About Us

Our Goals

 viva founding principals

VVA’s goals are to promote and support the full range of issues important to Vietnam veterans, to create a new identity for this generation of veterans, and to change public perception of Vietnam veterans. VVA strives to achieve the following:

  • Aggressively advocate on issues important to veterans
  • Seek full access to quality health care for veterans
  • Identify the full range of disabling injuries and illnesses incurred during military service
  • Hold government agencies accountable for following laws mandating veterans health care
  • Create a positive public perception of Vietnam veterans
  • Seek the fullest possible accounting of America’s POWs and MIAs
  • Support the next generation of America’s war veterans
  • Serve our communities

Founding Principles

“Never again will one generation of veterans abandon another.”

VVA knows what returning veterans face. We have been through it before and we know that, despite all the rhetoric, returning veterans will face major problems. VVA will be here for as long as it takes to make sure that those who serve our country receive the care and respect they have earned.

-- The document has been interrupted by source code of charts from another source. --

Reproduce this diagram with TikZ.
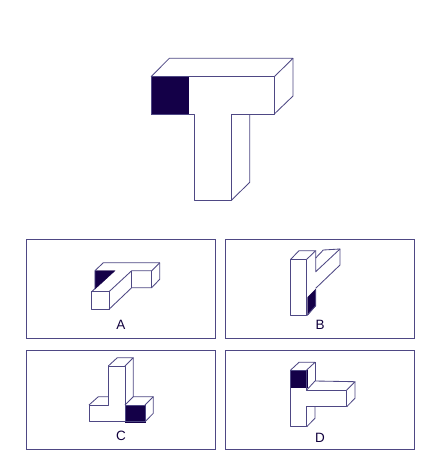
\documentclass[tikz,border=0pt]{standalone}
\usepackage{fontspec}
\setmainfont{Liberation Sans}
\definecolor{edge}{RGB}{78,72,132}
\definecolor{ink}{RGB}{20,0,72}
\tikzset{
  wire/.style={draw=edge,line width=0.85pt,line join=round},
  solid fill/.style={fill=ink,draw=ink,line width=0.4pt},
  panel/.style={draw=edge,line width=1pt},
  letter/.style={font=\fontsize{13.5}{15}\selectfont,text=ink!85!black,inner sep=0pt}
}
\begin{document}
\begin{tikzpicture}[x=1pt,y=-1pt]
\useasboundingbox (0,0) rectangle (443,474);
\fill[white] (0,0) rectangle (443,474);
% panels
\draw[panel] (26,239) rectangle (215,338);
\draw[panel] (225,239) rectangle (414,338);
\draw[panel] (26,350) rectangle (215,449);
\draw[panel] (225,350) rectangle (414,449);
% main T
\fill[solid fill] (151,76.7) rectangle (188.3,114);
\draw[wire] (151,114) -- (151,76.7) -- (274.3,76.7) -- (274.3,114) -- (231.7,114) -- (231.7,200) -- (194.3,200) -- (194.3,114) -- cycle;
\draw[wire] (151,76.7) -- (169.3,58.3) -- (293,58.3) -- (274.3,76.7);
\draw[wire] (293,58.3) -- (293,96) -- (274.3,114);
\draw[wire] (249.7,114) -- (249.7,182.3) -- (231.7,200);
% A
\fill[solid fill] (95,270.7) -- (115,270.7) -- (95,289) -- cycle;
\draw[wire] (91.7,291.7) rectangle (109,309.3);
\draw[wire] (91.7,291.7) -- (95,288.5) -- (95,270.7) -- (103.3,262.7) -- (159.7,262.7) -- (159.7,279.3) -- (151.7,287.7) -- (131.7,287.7) -- (109,309.3);
\draw[wire] (109,291.7) -- (131.7,270.7) -- (151.7,270.7) -- (159.7,262.7);
\draw[wire] (131.7,270.7) -- (131.7,287.7);
\draw[wire] (151.7,270.7) -- (151.7,287.7);
% B
\fill[solid fill] (307.7,297.3) -- (315.7,289.3) -- (315.7,305.7) -- (307.7,315) -- cycle;
\draw[wire] (290.7,259.3) rectangle (306.7,315.7);
\draw[wire] (290.7,259.3) -- (299,250.7) -- (315.7,250.7) -- (306.7,259.3);
\draw[wire] (306.7,315.7) -- (315.7,305.7) -- (315.7,289.3);
\draw[wire] (315.7,250.7) -- (315.7,271.7) -- (340,249);
\draw[wire] (315.7,258) -- (323.3,250) -- (340,249) -- (340,265) -- (315.7,288.3);
% C
\fill[solid fill] (125,405) rectangle (145,421.7);
\draw[wire] (89,405) -- (108.3,405) -- (108.3,366) -- (125,366) -- (125,421.7);
\draw[wire] (89,405) -- (89,421.7) -- (145,421.7) -- (145,405) -- (125,405);
\draw[wire] (89,405) -- (98.3,396.7) -- (108.3,396.7);
\draw[wire] (108.3,366) -- (117.3,357.7) -- (133.3,357.7) -- (125,366);
\draw[wire] (133.3,357.7) -- (133.3,396.7) -- (153.3,396.7) -- (153.3,413.3) -- (145,421.7);
\draw[wire] (125,405) -- (133.3,396.7);
\draw[wire] (145,405) -- (153.3,396.7);
% D
\fill[solid fill] (290.7,370) rectangle (306.7,386.7);
\draw[wire] (290.7,370) -- (306.7,370) -- (306.7,390) -- (346.7,390) -- (346.7,406.7) -- (306.7,406.7) -- (306.7,426.7) -- (290.7,426.7) -- cycle;
\draw[wire] (290.7,370) -- (299,362.3) -- (315,362.3) -- (306.7,370);
\draw[wire] (315,362.3) -- (315,381);
\draw[wire] (306.7,390) -- (315,381) -- (355,381.7) -- (346.7,390);
\draw[wire] (355,381.7) -- (355,398.3) -- (346.7,406.7);
\draw[wire] (306.7,426.7) -- (315,418.3) -- (315,406.7);
% labels
\node[letter] (la) at (121,325) {A};
\node[letter] (lb) at (320,325) {B};
\node[letter] (lc) at (121,435.5) {C};
\node[letter] (ld) at (320,438) {D};
\end{tikzpicture}
\end{document}
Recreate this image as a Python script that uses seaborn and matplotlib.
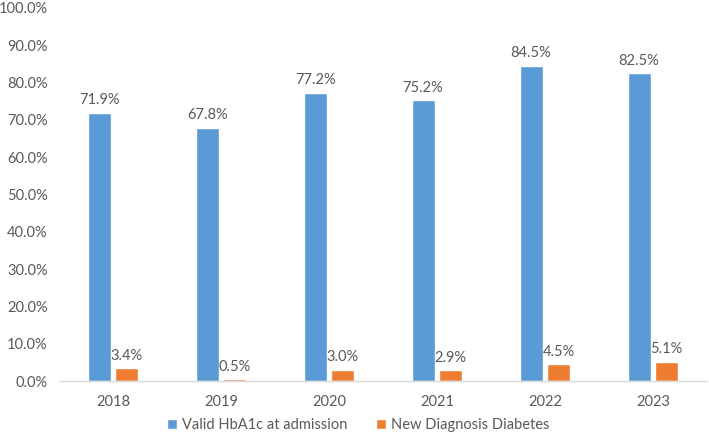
import pandas as pd
import matplotlib.pyplot as plt
import seaborn as sns
from matplotlib.ticker import FuncFormatter

years = ["2018", "2019", "2020", "2021", "2022", "2023"]
valid_hba1c = [71.9, 67.8, 77.2, 75.2, 84.5, 82.5]
new_diabetes = [3.4, 0.5, 3.0, 2.9, 4.5, 5.1]
series_names = ["Valid HbA1c at admission", "New Diagnosis Diabetes"]

df = pd.DataFrame({
    "Year": years * 2,
    "Value": valid_hba1c + new_diabetes,
    "Series": [series_names[0]] * len(years) + [series_names[1]] * len(years),
})

sns.set_theme(style="white")
plt.rcParams["font.family"] = ["Lato", "DejaVu Sans"]
grey = "#595959"

fig = plt.figure(figsize=(7.09, 4.36), dpi=100)
ax = fig.add_axes([0.083, 0.126, 0.914, 0.856])

sns.barplot(data=df, x="Year", y="Value", hue="Series",
            palette=["#5B9BD5", "#ED7D31"], width=0.51, gap=0.165,
            saturation=1, ax=ax)

for cont in ax.containers:
    ax.bar_label(cont, labels=[f"{v:.1f}%" for v in cont.datavalues],
                 padding=4, fontsize=10.5, color=grey)

ax.set_ylim(0, 100)
ax.set_yticks(range(0, 101, 10))
ax.yaxis.set_major_formatter(FuncFormatter(lambda v, p: f"{v:.1f}%"))
ax.set_xlim(-0.5, 5.5)
ax.set_xlabel("")
ax.set_ylabel("")
ax.tick_params(axis="both", colors=grey, labelsize=10.5, length=0)
ax.tick_params(axis="x", pad=10)
ax.tick_params(axis="y", pad=8)

for s in ["top", "right", "left"]:
    ax.spines[s].set_visible(False)
ax.spines["bottom"].set_color("#D9D9D9")
ax.spines["bottom"].set_linewidth(1)

handles, labels = ax.get_legend_handles_labels()
ax.get_legend().remove()
leg = fig.legend(handles, labels, loc="center", bbox_to_anchor=(0.505, 0.025),
                 ncol=2, frameon=False, fontsize=10.5, handlelength=0.7,
                 handleheight=0.7, handletextpad=0.3, columnspacing=2.0)
for t in leg.get_texts():
    t.set_color(grey)

fig.savefig("out.png", dpi=100)
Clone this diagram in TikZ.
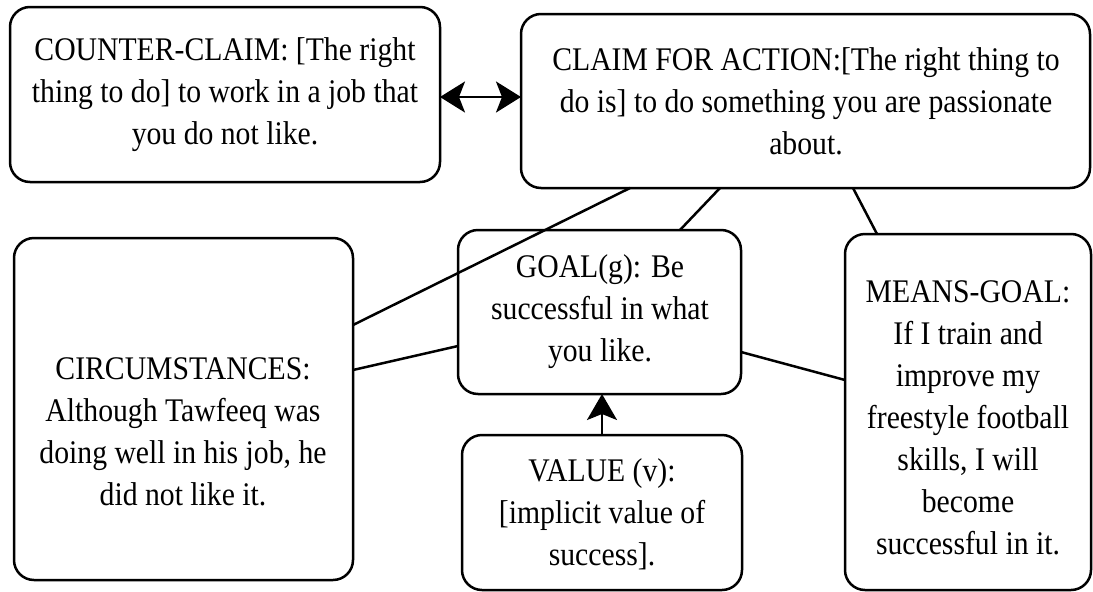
\documentclass[tikz,border=0pt]{standalone}
\usepackage{fontspec}
\setmainfont[FakeStretch=0.9]{Liberation Serif}
\usetikzlibrary{arrows.meta}
\begin{document}
\begin{tikzpicture}[x=1pt,y=-1pt,
  box/.style={draw, line width=2.5pt, rounded corners=20pt, fill=white,
    inner sep=0pt, outer sep=0pt},
  txt/.style={align=center, inner sep=0pt, font=\fontsize{33}{42}\selectfont},
  link/.style={line width=2.5pt},
  tip/.style={line width=2.5pt, -{Stealth[length=26pt,width=30pt,inset=6pt]}},
  tips/.style={line width=2.5pt, {Stealth[length=25pt,width=31pt,inset=6pt]}-{Stealth[length=25pt,width=31pt,inset=6pt]}}
]
\useasboundingbox (0,0) rectangle (1093,592);

% boxes
\node[box, minimum width=430pt, minimum height=175pt] (counter) at (225,94.5) {};
\node[box, minimum width=569pt, minimum height=174pt] (claim) at (805.5,101) {};
\node[box, minimum width=339pt, minimum height=342pt] (circ) at (183.5,409) {};
\node[box, minimum width=283pt, minimum height=164pt] (goal) at (599.5,312) {};
\node[box, minimum width=280pt, minimum height=155pt] (value) at (602,512.5) {};
\node[box, minimum width=246pt, minimum height=356pt] (means) at (968,412) {};

% texts
\node[txt] (counterT) at (225,95) {COUNTER-CLAIM: [The right\\thing to do] to work in a job that\\you do not like.};
\node[txt] (claimT) at (806,101) {CLAIM FOR ACTION:[The right thing to\\do is] to do something you are passionate\\about.};
\node[txt] (circT) at (183,432) {CIRCUMSTANCES:\\Although Tawfeeq was\\doing well in his job, he\\did not like it.};
\node[txt] (goalT) at (600,312) {GOAL(g): Be\\successful in what\\you like.};
\node[txt] (valueT) at (602,514) {VALUE (v):\\{}[implicit value of\\success].};
\node[txt] (meansT) at (968,418) {MEANS-GOAL:\\If I train and\\improve my\\freestyle football\\skills, I will\\become\\successful in it.};

% connectors
\draw[link] ([xshift=109pt]claim.south west) -- ([yshift=-87pt]circ.north east);
\draw[link] ([xshift=199pt]claim.south west) -- ([xshift=222pt]goal.north west);
\draw[link] ([xshift=332pt]claim.south west) -- ([xshift=32pt]means.north west);
\draw[link] ([yshift=-132pt]circ.north east) -- ([yshift=-116pt]goal.north west);
\draw[link] ([yshift=-122pt]goal.north east) -- ([yshift=-146pt]means.north west);
\draw[tip] (value.north) -- (value.north |- goal.south);
\draw[tips] ([yshift=-2.5pt]counter.east) -- ([yshift=-2.5pt]counter.east -| claim.west);
\end{tikzpicture}
\end{document}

 John Rowan - President of VVA

The VVA Flag

The VVA Flag

The VVA flag is an elegant presentation of American veterans’ service in the Vietnam War. VVA flags are proudly displayed at all Vietnam Veterans of America meetings and functions and in Veterans Affairs Committee chambers of both the U.S. Senate and the U.S. House of Representatives.

  • The background color is golden yellow, the primary color of the flag of the Republic of Vietnam and the ribbon of the Vietnam Service Medal.
  • In the “hoist” of the flag, the seventeen brown stars, arranged in three vertical rows, represent the seventeen official campaigns of the Vietnam War.
  • The insignia of VVA, including the identification inscription Vietnam Veterans of America is centered between the campaign stars and the “fly” of the flag. The VVA insignia incorporates the design of the flag of the Republic of Vietnam and the ribbon of the Vietnam Service Medal, which was awarded to all men and women who served in Southeast Asia and the contiguous waters or air space there-over from March 15, 1962, through January 28, 1973.
  • Surrounding the insignia, in natural colors, is a wreath containing a laurel branch and a sheaf of rice stalks. The two are tied together at the base with a strand of black barbed wire. The rice represents Southeast Asia, and the laurel signifies honor to all who served there. The black barbed wire serves as a reminder of the POWs and MIAs who are still unaccounted for.